Rather brilliantly, Kent keeps the shocks and musical cues to a bare minimum, letting the viewer become thoroughly involved in a story of a woman gradually unravelling in the face of terrifying events. There are elements of The Shining and Repulsion scattered throughout proceedings, but what's been delivered here is a potent brew of psychological terror mixed with a genuinely spooky story, making The Babadook easily the best horror movie of recent years.
JIMI: ALL IS BY MY SIDE
Music/Biopic. Starring Andre Benjamin, Hayley Atwell, Imogen Poots, Andrew Buckley, Ruth Negga, Adrian Lester. Directed by John Ridley. Cert 15A
12 Years a Slave screenwriter John Ridley's plan to bring the story of Jimi Hendrix's rise to fame has been long in the making but, alas, suffers in two crucial areas. Firstly, the refusal of the late guitarist's estate to sanction any of his music for the film hampers it from the off while the constant use of lookalikes to represent the likes of Eric Clapton, members of The Beatles and Rolling Stones makes the recreation of the elite London rock'n'roll scene in 1966/67 look faintly farcical.
That said, Outkast's Andre Benjamin does a remarkable job as the mercurial musician, spotted in New York by Keith Richard's girlfriend Linda Keith (Imogen Poots) and brought to London by former Animals bassist Chas Chandler (Andrew Buckley), where he begins a stormy relationship with Kathy Etchingham (Hayley Atwell). Unfortunately, for all Benjamin's fine work All is By My Side is one long string of such cliches and counts as a major disappointment.
Drama. Starring Jennifer Lawrence, Bradley Cooper, Rhys Ifans, David Dencik, Toby Jones, Sam Reid. Directed by Suzanne Bier. Cert 15A
Something appears to have gone badly wrong with Suzanne Bier's adaptation of Ron Rash's acclaimed novel of love and corruption in the South Carolina of the late 1920s. You've got a fantastic cast, with Jennifer Lawrence and Bradley Cooper having proven onscreen chemistry, yet the film sat on a shelf for almost two years and seems to have been edited by several committees working independently of each other.
As a result, the story of would-be lumber magnate George Pemberton (Cooper) and his strange, controlling wife Serena (Lawrence) resembles something you'd expect to find on the outer fringes of some TV channel specialising in amped-up melodrama and period hokum. A dreadful disappointment.
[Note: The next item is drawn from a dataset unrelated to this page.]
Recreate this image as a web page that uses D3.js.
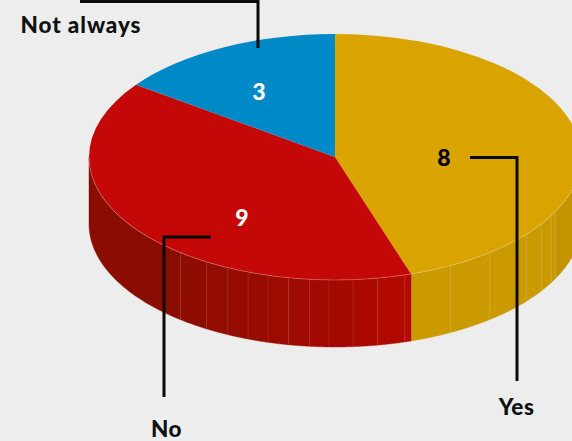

Romantic Drama. Starring Lily Collins, Sam Clalfin, Christian Cooke, Jaime Winstone, Tamsin Egerton, Suki Waterhouse. Directed by Christian Dittor. Cert 15A
If you've seen the trailer for this adaptation of Cecelia Ahern's second novel then you probably needn't bother forking out for a ticket as they more or less signpost just how the story pans out. Lily Collins does a decent enough job as Rosie, a fiesty girl whose life takes a bad turn following an indiscretion at a debs dance, preventing her from joining her childhood friend Alex (Sam Clalfin) at college in Boston. Gosh, who knew that they'd actually fancied each other all those years and could they possibly get over some terrible relationships and utterly implausible plot devices (one, in particular, will have any bloke dragooned into seeing this in absolute knots) to find each other by the final scene? Go figure.